§ **Problem details**:
Would you write out the listing verbatim and skip every picture in it?

§ **Data excerpt**:
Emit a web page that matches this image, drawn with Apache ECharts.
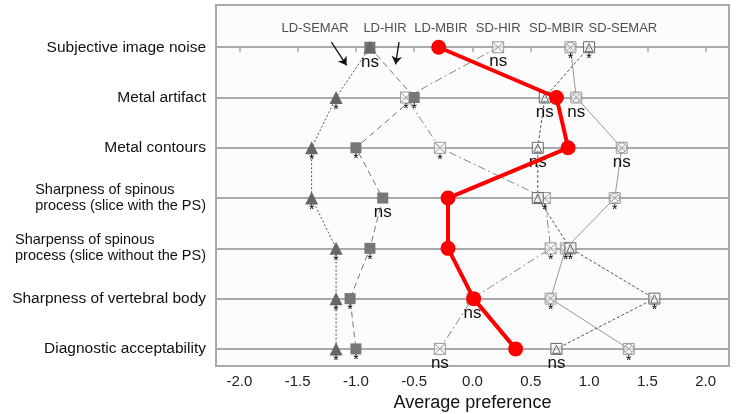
<!DOCTYPE html>
<html><head><meta charset="utf-8">
<script src="https://cdn.jsdelivr.net/npm/echarts@6/dist/echarts.min.js"></script>
<style>html,body{margin:0;padding:0;background:#fff}#c{width:737px;height:414px}</style>
</head><body><div id="c"></div>
<script>
var categories = ['Subjective image noise','Metal artifact','Metal contours','Sharpness of spinous\nprocess (slice with the PS)','Sharpenss of spinous\nprocess (slice without the PS)','Sharpness of vertebral body','Diagnostic acceptability'];
var ldSemar = [-0.88,-1.17,-1.38,-1.38,-1.17,-1.17,-1.17];
var ldHir   = [-0.88,-0.50,-1.00,-0.77,-0.88,-1.05,-1.00];
var ldMbir  = [-0.29,0.72,0.82,-0.21,-0.21,0.01,0.37];
var sdHir   = [0.22,-0.57,-0.28,0.62,0.67,0.00,-0.28];
var sdMbir  = [0.84,0.89,1.28,1.22,0.80,0.67,1.34];
var sdSemar = [1.00,0.62,0.56,0.56,0.84,1.56,0.72];
var annLdSemar = ['ns','*','*','*','*','*','*'];
var annLdHir   = ['','*','*','ns','*','*','*'];
var annSdHir   = ['ns','*','*','*','*','ns','ns'];
var annSdMbir  = ['*','ns','ns','*','*','*','*'];
var annSdSemar = ['*','ns','ns','','*','*','ns'];
var headerNames = ['LD-SEMAR','LD-HIR','LD-MBIR','SD-HIR','SD-MBIR','SD-SEMAR'];
var headerX = [-1.35,-0.75,-0.27,0.22,0.72,1.29];
var xTicks = [-2,-1.5,-1,-0.5,0,0.5,1,1.5,2];
var rows = [0,1,2,3,4,5,6];

function pts(arr){ return arr.map(function(v,i){ return [v,i]; }); }
function annLabel(ann){
  return {
    show:true, position:'bottom', distance:0,
    formatter:function(p){ var a = ann[p.dataIndex]; if(a==='ns') return '{ns|ns}'; if(a==='*') return '{st|*}'; return ''; },
    rich:{ ns:{fontSize:17, color:'#111', fontFamily:'Liberation Sans', lineHeight:17}, st:{fontSize:14, color:'#000', fontFamily:'Liberation Sans', lineHeight:12} }
  };
}
var sqX = 'path://M0,0H10V10H0Z M0,0L10,10 M10,0L0,10';
var circX = 'path://M0,0H10V10H0Z M5,0.5A4.5,4.5 0 1,1 5,9.5A4.5,4.5 0 1,1 5,0.5Z M1.8,1.8L8.2,8.2M8.2,1.8L1.8,8.2';
var sqTri = 'path://M0,0H10V10H0Z M1.5,9L5,1.5L8.5,9Z';

var chart = echarts.init(document.getElementById('c'), null, {renderer:'canvas'});
chart.setOption({
  animation:false,
  backgroundColor:'#fff',
  grid:{left:216, right:8, top:5, bottom:48, outerBoundsMode:'none', containLabel:false, show:true, borderColor:'#aaa', borderWidth:2, backgroundColor:'#fcfcfc'},
  xAxis:{type:'value', min:-2.2, max:2.2,
    name:'Average preference', nameLocation:'middle', nameGap:27,
    nameTextStyle:{fontSize:18, color:'#111', fontFamily:'Liberation Sans'},
    axisLine:{show:false}, splitLine:{show:false},
    axisTick:{show:true, length:5, lineStyle:{color:'#aaa', width:1.5}, customValues:xTicks},
    axisLabel:{fontSize:15, color:'#222', fontFamily:'Liberation Sans', margin:8, customValues:xTicks,
      formatter:function(v){ return v.toFixed(1); }}
  },
  yAxis:{type:'value', inverse:true, min:-0.84, max:6.34,
    axisLine:{show:false}, splitLine:{show:false},
    axisTick:{show:true, length:6, lineStyle:{color:'#aaa', width:1.5}, customValues:rows},
    axisLabel:{fontSize:15.5, color:'#111', fontFamily:'Liberation Sans', margin:10, customValues:rows, lineHeight:16,
      formatter:function(v){ var c = categories[v]; if(c===undefined) return ''; var parts = c.split('\n'); var st = parts.length > 1 ? 'b' : 'a'; return parts.map(function(s){return '{'+st+'|'+s+'}';}).join('\n'); },
      rich:{a:{align:'left', fontSize:15.5, color:'#111', fontFamily:'Liberation Sans', lineHeight:16},
            b:{align:'left', fontSize:14.5, color:'#111', fontFamily:'Liberation Sans', lineHeight:16}}
    }
  },
  series:[
    {type:'scatter', z:0, symbolSize:1, itemStyle:{color:'rgba(0,0,0,0)'},
      data: headerNames.map(function(n,i){ return [headerX[i], -0.38, n]; }),
      label:{show:true, position:'inside', formatter:function(p){return p.data[2];}, fontSize:13, color:'#222', fontFamily:'Liberation Sans'},
      markLine:{silent:true, animation:false, z:0, symbol:['none','none'], label:{show:false},
        lineStyle:{color:'#aaa', width:2, type:'solid'},
        data: rows.map(function(r){ return {yAxis:r}; })
      }
    },
    {type:'scatter', z:1, symbolSize:0, data:[],
      markLine:{silent:true, animation:false, symbol:['none','arrow'], symbolSize:8, label:{show:false},
        lineStyle:{color:'#111', width:1.3, type:'solid'},
        data:[ [{coord:[-1.21,-0.10]},{coord:[-1.08,0.36]}], [{coord:[-0.63,-0.10]},{coord:[-0.66,0.34]}] ]
      }
    },
    {name:'SD-MBIR', type:'line', z:10, data:pts(sdMbir), symbol:circX, symbolSize:11,
      lineStyle:{color:'#999', width:1}, itemStyle:{color:'rgba(252,252,252,0.6)', borderColor:'#999', borderWidth:1},
      label:annLabel(annSdMbir)},
    {name:'SD-HIR', type:'line', z:10, data:pts(sdHir), symbol:sqX, symbolSize:11,
      lineStyle:{color:'#888', width:1, type:[8,3,2,3]}, itemStyle:{color:'rgba(252,252,252,0.6)', borderColor:'#999', borderWidth:1},
      label:annLabel(annSdHir)},
    {name:'SD-SEMAR', type:'line', z:10, data:pts(sdSemar), symbol:sqTri, symbolSize:11,
      lineStyle:{color:'#555', width:1, type:[3,2]}, itemStyle:{color:'rgba(252,252,252,0.6)', borderColor:'#666', borderWidth:1},
      label:annLabel(annSdSemar)},
    {name:'LD-HIR', type:'line', z:11, data:pts(ldHir), symbol:'rect', symbolSize:11,
      lineStyle:{color:'#777', width:1, type:[6,4]}, itemStyle:{color:'#777'},
      label:annLabel(annLdHir)},
    {name:'LD-SEMAR', type:'line', z:11, data:pts(ldSemar), symbol:'triangle', symbolSize:13,
      lineStyle:{color:'#555', width:1, type:[2,2]}, itemStyle:{color:'#666'},
      label:annLabel(annLdSemar)},
    {name:'LD-MBIR', type:'line', z:12, data:pts(ldMbir), symbol:'circle', symbolSize:15,
      lineStyle:{color:'#ff0000', width:4}, itemStyle:{color:'#ff0000'}}
  ]
});
</script></body></html>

§ **Solution to the exercise**:
Emit a web page that matches this image, drawn with Apache ECharts.
<!DOCTYPE html>
<html><head><meta charset="utf-8">
<script src="https://cdn.jsdelivr.net/npm/echarts@6/dist/echarts.min.js"></script>
<style>html,body{margin:0;padding:0;background:#fff}#c{width:737px;height:414px}</style>
</head><body><div id="c"></div>
<script>
var categories = ['Subjective image noise','Metal artifact','Metal contours','Sharpness of spinous\nprocess (slice with the PS)','Sharpenss of spinous\nprocess (slice without the PS)','Sharpness of vertebral body','Diagnostic acceptability'];
var ldSemar = [-0.88,-1.17,-1.38,-1.38,-1.17,-1.17,-1.17];
var ldHir   = [-0.88,-0.50,-1.00,-0.77,-0.88,-1.05,-1.00];
var ldMbir  = [-0.29,0.72,0.82,-0.21,-0.21,0.01,0.37];
var sdHir   = [0.22,-0.57,-0.28,0.62,0.67,0.00,-0.28];
var sdMbir  = [0.84,0.89,1.28,1.22,0.80,0.67,1.34];
var sdSemar = [1.00,0.62,0.56,0.56,0.84,1.56,0.72];
var annLdSemar = ['ns','*','*','*','*','*','*'];
var annLdHir   = ['','*','*','ns','*','*','*'];
var annSdHir   = ['ns','*','*','*','*','ns','ns'];
var annSdMbir  = ['*','ns','ns','*','*','*','*'];
var annSdSemar = ['*','ns','ns','','*','*','ns'];
var headerNames = ['LD-SEMAR','LD-HIR','LD-MBIR','SD-HIR','SD-MBIR','SD-SEMAR'];
var headerX = [-1.35,-0.75,-0.27,0.22,0.72,1.29];
var xTicks = [-2,-1.5,-1,-0.5,0,0.5,1,1.5,2];
var rows = [0,1,2,3,4,5,6];

function pts(arr){ return arr.map(function(v,i){ return [v,i]; }); }
function annLabel(ann){
  return {
    show:true, position:'bottom', distance:0,
    formatter:function(p){ var a = ann[p.dataIndex]; if(a==='ns') return '{ns|ns}'; if(a==='*') return '{st|*}'; return ''; },
    rich:{ ns:{fontSize:17, color:'#111', fontFamily:'Liberation Sans', lineHeight:17}, st:{fontSize:14, color:'#000', fontFamily:'Liberation Sans', lineHeight:12} }
  };
}
var sqX = 'path://M0,0H10V10H0Z M0,0L10,10 M10,0L0,10';
var circX = 'path://M0,0H10V10H0Z M5,0.5A4.5,4.5 0 1,1 5,9.5A4.5,4.5 0 1,1 5,0.5Z M1.8,1.8L8.2,8.2M8.2,1.8L1.8,8.2';
var sqTri = 'path://M0,0H10V10H0Z M1.5,9L5,1.5L8.5,9Z';

var chart = echarts.init(document.getElementById('c'), null, {renderer:'canvas'});
chart.setOption({
  animation:false,
  backgroundColor:'#fff',
  grid:{left:216, right:8, top:5, bottom:48, outerBoundsMode:'none', containLabel:false, show:true, borderColor:'#aaa', borderWidth:2, backgroundColor:'#fcfcfc'},
  xAxis:{type:'value', min:-2.2, max:2.2,
    name:'Average preference', nameLocation:'middle', nameGap:27,
    nameTextStyle:{fontSize:18, color:'#111', fontFamily:'Liberation Sans'},
    axisLine:{show:false}, splitLine:{show:false},
    axisTick:{show:true, length:5, lineStyle:{color:'#aaa', width:1.5}, customValues:xTicks},
    axisLabel:{fontSize:15, color:'#222', fontFamily:'Liberation Sans', margin:8, customValues:xTicks,
      formatter:function(v){ return v.toFixed(1); }}
  },
  yAxis:{type:'value', inverse:true, min:-0.84, max:6.34,
    axisLine:{show:false}, splitLine:{show:false},
    axisTick:{show:true, length:6, lineStyle:{color:'#aaa', width:1.5}, customValues:rows},
    axisLabel:{fontSize:15.5, color:'#111', fontFamily:'Liberation Sans', margin:10, customValues:rows, lineHeight:16,
      formatter:function(v){ var c = categories[v]; if(c===undefined) return ''; var parts = c.split('\n'); var st = parts.length > 1 ? 'b' : 'a'; return parts.map(function(s){return '{'+st+'|'+s+'}';}).join('\n'); },
      rich:{a:{align:'left', fontSize:15.5, color:'#111', fontFamily:'Liberation Sans', lineHeight:16},
            b:{align:'left', fontSize:14.5, color:'#111', fontFamily:'Liberation Sans', lineHeight:16}}
    }
  },
  series:[
    {type:'scatter', z:0, symbolSize:1, itemStyle:{color:'rgba(0,0,0,0)'},
      data: headerNames.map(function(n,i){ return [headerX[i], -0.38, n]; }),
      label:{show:true, position:'inside', formatter:function(p){return p.data[2];}, fontSize:13, color:'#222', fontFamily:'Liberation Sans'},
      markLine:{silent:true, animation:false, z:0, symbol:['none','none'], label:{show:false},
        lineStyle:{color:'#aaa', width:2, type:'solid'},
        data: rows.map(function(r){ return {yAxis:r}; })
      }
    },
    {type:'scatter', z:1, symbolSize:0, data:[],
      markLine:{silent:true, animation:false, symbol:['none','arrow'], symbolSize:8, label:{show:false},
        lineStyle:{color:'#111', width:1.3, type:'solid'},
        data:[ [{coord:[-1.21,-0.10]},{coord:[-1.08,0.36]}], [{coord:[-0.63,-0.10]},{coord:[-0.66,0.34]}] ]
      }
    },
    {name:'SD-MBIR', type:'line', z:10, data:pts(sdMbir), symbol:circX, symbolSize:11,
      lineStyle:{color:'#999', width:1}, itemStyle:{color:'rgba(252,252,252,0.6)', borderColor:'#999', borderWidth:1},
      label:annLabel(annSdMbir)},
    {name:'SD-HIR', type:'line', z:10, data:pts(sdHir), symbol:sqX, symbolSize:11,
      lineStyle:{color:'#888', width:1, type:[8,3,2,3]}, itemStyle:{color:'rgba(252,252,252,0.6)', borderColor:'#999', borderWidth:1},
      label:annLabel(annSdHir)},
    {name:'SD-SEMAR', type:'line', z:10, data:pts(sdSemar), symbol:sqTri, symbolSize:11,
      lineStyle:{color:'#555', width:1, type:[3,2]}, itemStyle:{color:'rgba(252,252,252,0.6)', borderColor:'#666', borderWidth:1},
      label:annLabel(annSdSemar)},
    {name:'LD-HIR', type:'line', z:11, data:pts(ldHir), symbol:'rect', symbolSize:11,
      lineStyle:{color:'#777', width:1, type:[6,4]}, itemStyle:{color:'#777'},
      label:annLabel(annLdHir)},
    {name:'LD-SEMAR', type:'line', z:11, data:pts(ldSemar), symbol:'triangle', symbolSize:13,
      lineStyle:{color:'#555', width:1, type:[2,2]}, itemStyle:{color:'#666'},
      label:annLabel(annLdSemar)},
    {name:'LD-MBIR', type:'line', z:12, data:pts(ldMbir), symbol:'circle', symbolSize:15,
      lineStyle:{color:'#ff0000', width:4}, itemStyle:{color:'#ff0000'}}
  ]
});
</script></body></html>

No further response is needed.